▶ What you should do: Look through the lines below and extract any with the word "diagram".

▶ Listed entries:
>>

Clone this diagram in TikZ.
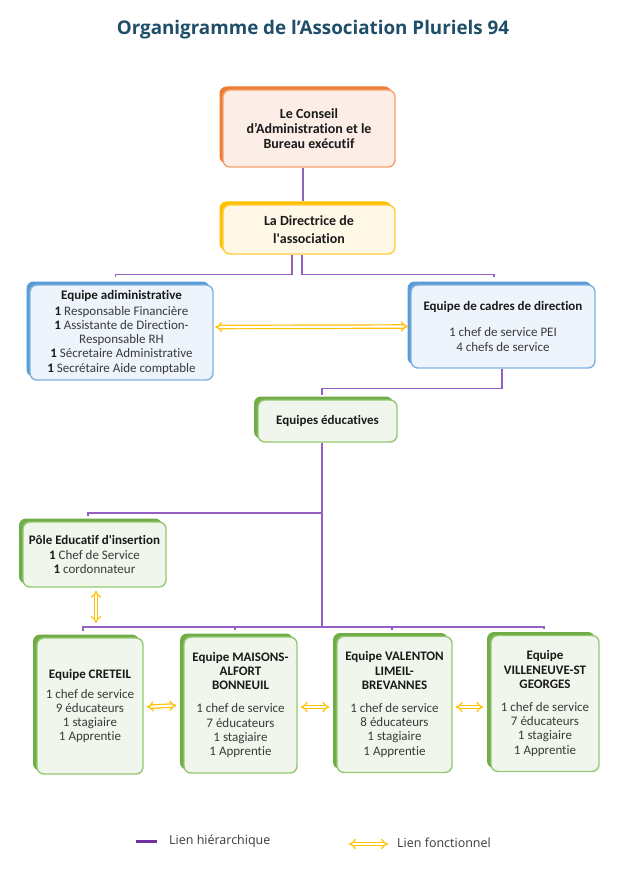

<<
>>

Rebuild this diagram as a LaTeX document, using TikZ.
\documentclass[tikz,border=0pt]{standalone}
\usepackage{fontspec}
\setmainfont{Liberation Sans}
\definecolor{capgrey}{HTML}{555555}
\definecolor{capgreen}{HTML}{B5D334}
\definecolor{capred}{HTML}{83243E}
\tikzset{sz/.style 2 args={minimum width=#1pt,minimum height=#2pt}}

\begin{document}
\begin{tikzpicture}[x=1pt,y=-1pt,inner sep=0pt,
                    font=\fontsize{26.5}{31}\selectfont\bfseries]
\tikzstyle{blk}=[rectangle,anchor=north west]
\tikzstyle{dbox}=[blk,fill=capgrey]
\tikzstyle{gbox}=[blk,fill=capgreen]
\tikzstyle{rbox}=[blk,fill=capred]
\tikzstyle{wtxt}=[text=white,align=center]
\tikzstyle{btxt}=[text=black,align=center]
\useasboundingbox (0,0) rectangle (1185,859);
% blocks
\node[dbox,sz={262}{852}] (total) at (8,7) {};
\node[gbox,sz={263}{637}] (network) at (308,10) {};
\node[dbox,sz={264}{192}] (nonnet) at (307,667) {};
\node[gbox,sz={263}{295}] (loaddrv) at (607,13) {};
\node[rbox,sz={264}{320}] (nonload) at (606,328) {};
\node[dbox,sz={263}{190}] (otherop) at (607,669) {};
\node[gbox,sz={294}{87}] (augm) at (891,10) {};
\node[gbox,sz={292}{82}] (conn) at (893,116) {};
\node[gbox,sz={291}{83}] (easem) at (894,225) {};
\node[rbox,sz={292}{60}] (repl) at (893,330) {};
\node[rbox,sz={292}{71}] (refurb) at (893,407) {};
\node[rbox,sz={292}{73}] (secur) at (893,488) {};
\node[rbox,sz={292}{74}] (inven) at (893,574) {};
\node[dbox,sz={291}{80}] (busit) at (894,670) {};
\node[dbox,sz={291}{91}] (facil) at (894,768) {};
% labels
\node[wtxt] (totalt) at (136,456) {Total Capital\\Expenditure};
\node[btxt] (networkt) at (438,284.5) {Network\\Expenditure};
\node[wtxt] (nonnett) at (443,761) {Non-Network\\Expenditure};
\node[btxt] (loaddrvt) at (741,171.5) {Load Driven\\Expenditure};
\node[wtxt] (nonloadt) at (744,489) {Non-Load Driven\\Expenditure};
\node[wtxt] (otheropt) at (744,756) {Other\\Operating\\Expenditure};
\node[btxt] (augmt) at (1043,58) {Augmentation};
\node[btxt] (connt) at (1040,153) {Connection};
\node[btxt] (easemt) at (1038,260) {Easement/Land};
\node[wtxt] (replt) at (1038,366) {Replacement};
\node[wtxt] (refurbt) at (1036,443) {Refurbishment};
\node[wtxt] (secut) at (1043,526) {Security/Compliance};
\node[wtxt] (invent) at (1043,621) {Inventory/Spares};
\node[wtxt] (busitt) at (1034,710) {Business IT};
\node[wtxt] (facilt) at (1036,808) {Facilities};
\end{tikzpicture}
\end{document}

<<

▶ Solution to this exercise:
Clone this diagram in TikZ.
Rebuild this diagram as a LaTeX document, using TikZ.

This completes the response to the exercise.